By 1957 two new classes of boats, Turnabouts and Rhodes 18’s, were chosen to help expand the participation in sailing in general and racing in particular. The T-Wharf on the Gut was also replaced, substantially enlarging water-front activities. The first Turnabouts arrived in 1958 and the Club offered sailing lessons for the first time (?) with Bill Wakelin as instructor. The fleet eventually numbered twenty boats and was a powerful factor in bringing young sailors into the Club. Commodore Harrison Black bought the first Rhodes 18 that year, followed by Andy Lindsay in 1960.
In 1959 Andy Lindsay became Club Manager and Sailing Instructor and although he relinquished his teaching duties in 1961, he remained the backbone of the Club for 19 years. Under his expert management and guidance, numerous building projects were undertaken, including rebuilding of the large float and Gut-side wharf, putting up the flagpole in true “Bristol” fashion; putting up money for the purchasing of the annex from Lester Woodward as well as the sister ship of the launch “Breakaway”; and other indispensable acts too numerous to mention. It would be safe to say that an entire generation of budding sailors acquired a great share of their knowledge of seamanship and sailing from Andy whether he was sailing instructor or not. An amusing testimonial to this fact was the choice of the name “Askandi” for the Yokanas’ Rhodes.

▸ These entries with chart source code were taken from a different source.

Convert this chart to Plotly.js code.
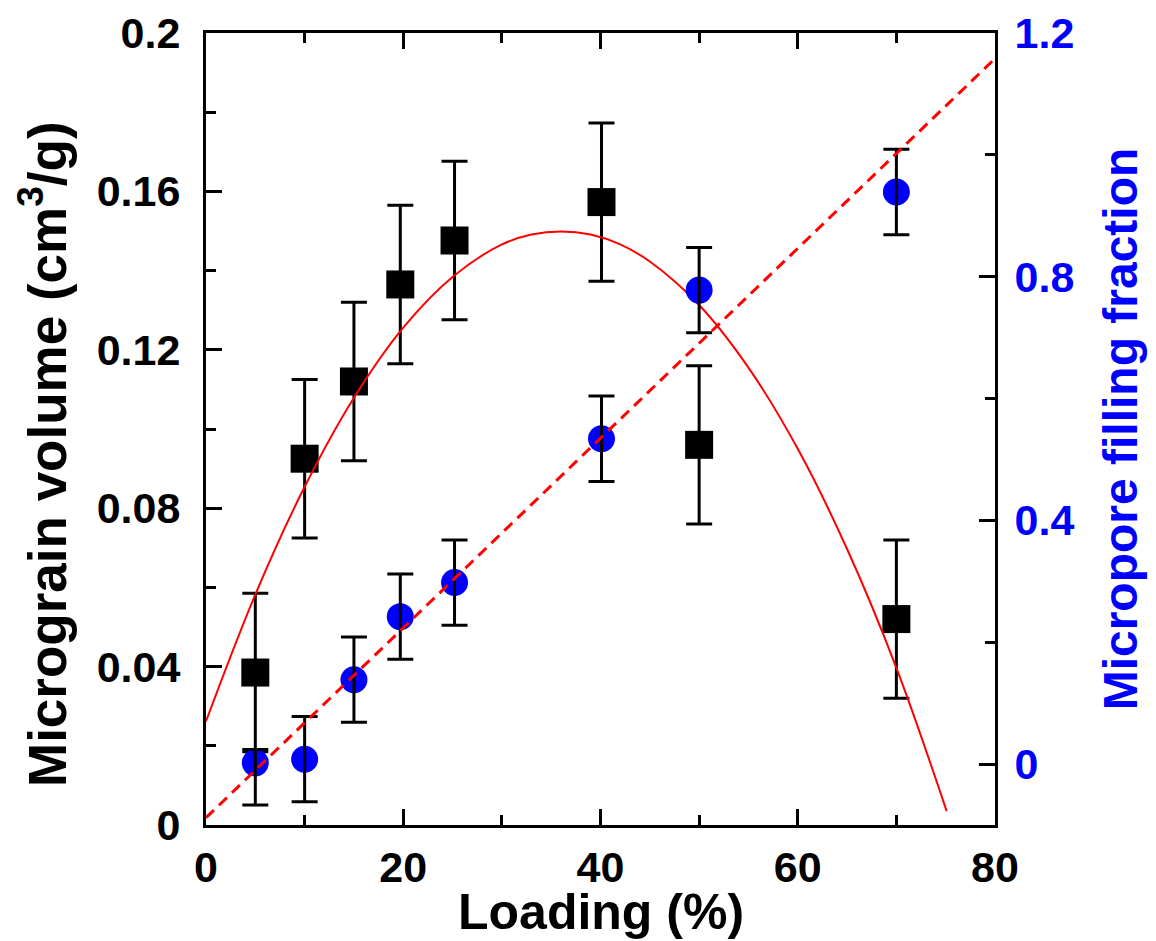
<!DOCTYPE html>
<html>
<head>
<meta charset="utf-8">
<script src="https://cdn.plot.ly/plotly-3.0.1.min.js"></script>
<style>
  html, body { margin: 0; padding: 0; background: #fff; }
  #chart { width: 1156px; height: 941px; }
</style>
</head>
<body>
<div id="chart"></div>
<script>
// Catalyst loading (%)
const loading = [5, 10, 15, 19.7, 25.2, 40.1, 50, 70];

// Micrograin volume (cm3/g) with symmetric error
const grainVolume = [0.0385, 0.0925, 0.112, 0.1365, 0.1476, 0.1573, 0.096, 0.052];
const grainVolumeErr = [0.02, 0.02, 0.02, 0.02, 0.02, 0.02, 0.02, 0.02];

// Micropore filling fraction with upper/lower error
const fillFraction = [0.002, 0.008, 0.1385, 0.242, 0.298, 0.534, 0.778, 0.939];
const fillErrPlus = [0.022, 0.07, 0.07, 0.07, 0.07, 0.07, 0.07, 0.07];
const fillErrMinus = [0.069, 0.07, 0.07, 0.07, 0.07, 0.07, 0.07, 0.07];

// Parabolic trend through the micrograin volume
const trendX = [0, 5, 10, 15, 20, 25, 30, 33, 36, 39, 42, 45, 50, 55, 60, 65, 70, 75.1];
const trendY = [0.0262, 0.0582, 0.0854, 0.1079, 0.1256, 0.1384, 0.1466, 0.1491, 0.1499,
                0.1491, 0.1466, 0.1423, 0.1313, 0.1155, 0.095, 0.0697, 0.0397, 0.0035];

// Linear trend through the filling fraction
const lineX = [0, 80];
const lineY = [-0.088, 1.158];

const FONT = 'Arial, "Liberation Sans", sans-serif';

const traces = [
  {
    x: loading, y: grainVolume, type: 'scatter', mode: 'markers',
    marker: { symbol: 'square', size: 28, color: '#000' },
    error_y: { type: 'data', array: grainVolumeErr, visible: true,
               color: '#000', thickness: 3, width: 13 },
    showlegend: false, hoverinfo: 'x+y'
  },
  {
    x: loading, y: fillFraction, yaxis: 'y2', type: 'scatter', mode: 'markers',
    marker: { symbol: 'circle', size: 27, color: '#0000ff' },
    showlegend: false, hoverinfo: 'x+y'
  },
  {
    // error bars for the filling fraction, layered above the circles
    x: loading, y: fillFraction, yaxis: 'y2', type: 'scatter', mode: 'markers',
    marker: { size: 1, opacity: 0 },
    error_y: { type: 'data', symmetric: false, array: fillErrPlus, arrayminus: fillErrMinus,
               visible: true, color: '#000', thickness: 3, width: 13 },
    showlegend: false, hoverinfo: 'skip'
  },
  {
    x: trendX, y: trendY, type: 'scatter', mode: 'lines',
    line: { color: '#ff0000', width: 2, shape: 'spline', smoothing: 1 },
    showlegend: false, hoverinfo: 'skip'
  },
  {
    x: lineX, y: lineY, yaxis: 'y2', type: 'scatter', mode: 'lines',
    line: { color: '#ff0000', width: 3, dash: '11px,7px' },
    showlegend: false, hoverinfo: 'skip'
  }
];

const layout = {
  width: 1156, height: 941,
  margin: { l: 206, r: 161, t: 33, b: 116 },
  paper_bgcolor: '#fff', plot_bgcolor: '#fff',
  font: { family: FONT, size: 43, color: '#000', weight: 'bold' },
  xaxis: {
    range: [0, 80], tick0: 0, dtick: 20,
    ticks: 'inside', ticklen: 16, tickwidth: 3, tickcolor: '#000',
    minor: { dtick: 10, ticks: 'inside', ticklen: 10, tickwidth: 3, tickcolor: '#000' },
    showline: true, linewidth: 3, linecolor: '#000', mirror: 'ticks',
    showgrid: false, zeroline: false,
    ticklabelstandoff: 2,
    tickfont: { family: FONT, size: 43, color: '#000', weight: 'bold' }
  },
  yaxis: {
    range: [0, 0.2], tick0: 0, dtick: 0.04,
    ticks: 'inside', ticklen: 16, tickwidth: 3, tickcolor: '#000',
    minor: { dtick: 0.02, ticks: 'inside', ticklen: 10, tickwidth: 3, tickcolor: '#000' },
    showline: true, linewidth: 3, linecolor: '#000',
    showgrid: false, zeroline: false,
    ticklabelstandoff: 14,
    tickfont: { family: FONT, size: 43, color: '#000', weight: 'bold' }
  },
  yaxis2: {
    overlaying: 'y', side: 'right',
    range: [-0.1, 1.2], tick0: 0, dtick: 0.4,
    ticks: 'inside', ticklen: 16, tickwidth: 3, tickcolor: '#000',
    minor: { dtick: 0.2, ticks: 'inside', ticklen: 10, tickwidth: 3, tickcolor: '#000' },
    showline: true, linewidth: 3, linecolor: '#000',
    showgrid: false, zeroline: false,
    ticklabelstandoff: 8,
    tickfont: { family: FONT, size: 43, color: '#0000ff', weight: 'bold' },
    title: { text: 'Micropore filling fraction', standoff: 30,
             font: { family: FONT, size: 48, color: '#0000ff', weight: 'bold' } }
  },
  annotations: [
    {
      // bottom axis title, sitting at the page's lower edge
      text: 'Loading (%)',
      xref: 'paper', yref: 'paper', x: 0.5, y: -0.110,
      xanchor: 'center', yanchor: 'middle', showarrow: false,
      font: { family: FONT, size: 50, color: '#000', weight: 'bold' }
    },
    {
      // left axis title, set a little below the plot's centre line
      text: 'Micrograin volume (cm<sup>3</sup>/g)',
      xref: 'paper', yref: 'paper', x: -0.207, y: 0.468,
      xanchor: 'center', yanchor: 'middle', textangle: -90, showarrow: false,
      font: { family: FONT, size: 53, color: '#000', weight: 'bold' }
    }
  ]
};

Plotly.newPlot('chart', traces, layout, { displayModeBar: false, staticPlot: true });
</script>
</body>
</html>
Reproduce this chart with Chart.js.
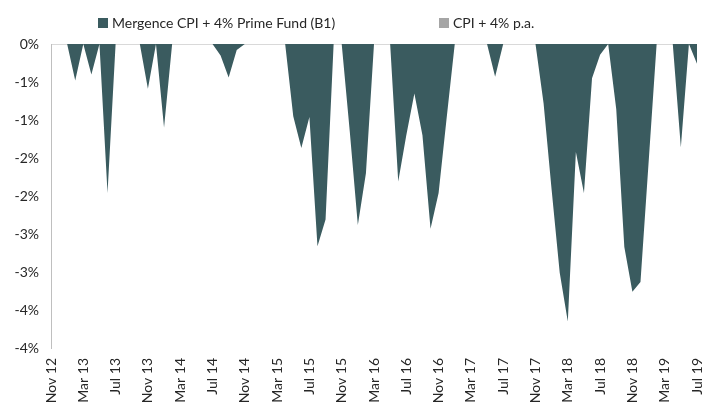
<!DOCTYPE html>
<html>
<head>
<meta charset="utf-8">
<script src="https://cdn.jsdelivr.net/npm/chart.js@4"></script>
<style>
    body { margin: 0; background: #fff; font-family: Lato, "Liberation Sans", sans-serif; }
    #wrap { position: relative; width: 704px; height: 405px; }
    #legend { position: absolute; top: 0; left: 0; width: 704px; height: 40px; font-size: 14px; color: #262626; }
    .item { position: absolute; top: 14px; display: flex; align-items: center; }
    .box { width: 10px; height: 10px; margin-right: 4px; }
</style>
</head>
<body>
<div id="wrap">
    <canvas id="chart" width="704" height="405"></canvas>
    <div id="legend"></div>
</div>
<script>
// Мітки місяців: з листопада 2012 по липень 2019
const monthNames = ['Jan', 'Feb', 'Mar', 'Apr', 'May', 'Jun', 'Jul', 'Aug', 'Sep', 'Oct', 'Nov', 'Dec'];
const startYear = 2012;
const startMonth = 10; // листопад
const monthCount = 81;

// Просідання фонду, % (по місяцях)
const fundDrawdown = [
    0, 0, 0, -0.48, 0, -0.40, 0, -1.96, 0, 0,
    0, 0, -0.59, 0, -1.10, 0, 0, 0, 0, 0,
    0, -0.15, -0.44, -0.08, 0, 0, 0, 0, 0, 0,
    -0.95, -1.37, -0.96, -2.66, -2.31, 0, 0, -1.15, -2.38, -1.70,
    0, 0, 0, -1.81, -1.20, -0.65, -1.20, -2.43, -1.96, -0.97,
    0, 0, 0, 0, 0, -0.43, 0, 0, 0, 0,
    0, -0.78, -1.92, -3.01, -3.65, -1.42, -1.96, -0.45, -0.14, 0,
    -0.86, -2.67, -3.26, -3.13, -1.57, 0, 0, 0, -1.36, 0,
    -0.26
];

// Просідання бенчмарку CPI + 4% (немає)
const cpiDrawdown = new Array(monthCount).fill(0);

const seriesNames = ['Mergence CPI + 4% Prime Fund (B1)', 'CPI + 4% p.a.'];
const seriesColors = ['#3A5B5F', '#A5A5A5'];
const legendLeft = [98, 439];

// Побудова міток
const labels = [];
for (let i = 0; i < monthCount; i++) {
    const m = (startMonth + i) % 12;
    const y = startYear + Math.floor((startMonth + i) / 12);
    labels.push(monthNames[m] + ' ' + String(y).slice(2));
}

// Легенда
const legend = document.getElementById('legend');
seriesNames.forEach((name, i) => {
    const item = document.createElement('div');
    item.className = 'item';
    item.style.left = legendLeft[i] + 'px';
    item.innerHTML = `<span class="box" style="background:${seriesColors[i]}"></span><span>${name}</span>`;
    legend.appendChild(item);
});

// Формат як в Excel: округлення від нуля
function pct(v) {
    const r = Math.round(Math.abs(v));
    return (v < 0 && r !== 0 ? '-' : '') + r + '%';
}

const ctx = document.getElementById('chart').getContext('2d');
new Chart(ctx, {
    type: 'line',
    data: {
        labels: labels,
        datasets: [{
            label: seriesNames[0],
            data: fundDrawdown,
            backgroundColor: seriesColors[0],
            borderWidth: 0,
            pointRadius: 0,
            tension: 0,
            fill: 'origin'
        }, {
            label: seriesNames[1],
            data: cpiDrawdown,
            backgroundColor: seriesColors[1],
            borderWidth: 0,
            pointRadius: 0,
            tension: 0,
            fill: 'origin'
        }]
    },
    options: {
        responsive: false,
        animation: false,
        layout: { padding: { top: 44, right: 7, left: 0, bottom: 0 } },
        plugins: { legend: { display: false }, tooltip: { enabled: false } },
        scales: {
            x: {
                offset: false,
                grid: { display: false, drawTicks: false },
                border: { display: false },
                ticks: {
                    autoSkip: false,
                    minRotation: 90,
                    maxRotation: 90,
                    padding: 10,
                    color: '#262626',
                    font: { family: 'Lato', size: 14 },
                    callback: (v, i) => (i % 4 === 0 ? labels[i] : '')
                },
                afterFit: (s) => {
                    s.height = 57;
                    s.paddingLeft = 0;
                    s.paddingRight = 0;
                }
            },
            y: {
                min: -4,
                max: 0,
                grid: {
                    drawTicks: false,
                    color: (c) => (c.tick && c.tick.value === 0 ? '#D9D9D9' : 'rgba(0,0,0,0)')
                },
                border: { display: true, color: '#BFBFBF', width: 1 },
                ticks: {
                    stepSize: 0.5,
                    padding: 12,
                    color: '#262626',
                    font: { family: 'Lato', size: 14 },
                    callback: (v) => pct(v)
                },
                afterFit: (s) => { s.width = 51; }
            }
        }
    }
});
</script>
</body>
</html>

Andy’s return to the Pool coincided with the building of the new Clubhouse in 1960. The Legallee Paint Shop building, which stood at the inboard end of Fisherman’s Wharf for many years, was moved to its present location and joined to the Dupee Boathouse which had served as Clubhouse for the first 26 years. Harold Devitt, who drew up plans for the completion of the interior of the main building, is credited with the inspired idea of turning the Dupee building around 180 degrees and using what had originally been a porch on the Gut side as a hallway connecting the two buildings. At the same time, the outside locker building was refurbished and moved further out on the property.
With a new fleet and clubhouse and scores of eager young sailors, the Yacht Club become the place to be for the youth. Many interclub races were held at home and away, and in 1963 the BPYC hosted the Rhodes 18 National Race Weekend for the first time with thirty boats competing in a five-race series. Subsequently, Biddeford Pool sailors represented the BPYC at Dennis and Barnstable, MA, and Greenwich, CT, and earned an enviable record.. Commodore Clint Marshall eventually became President of the Rhodes 18 National organization.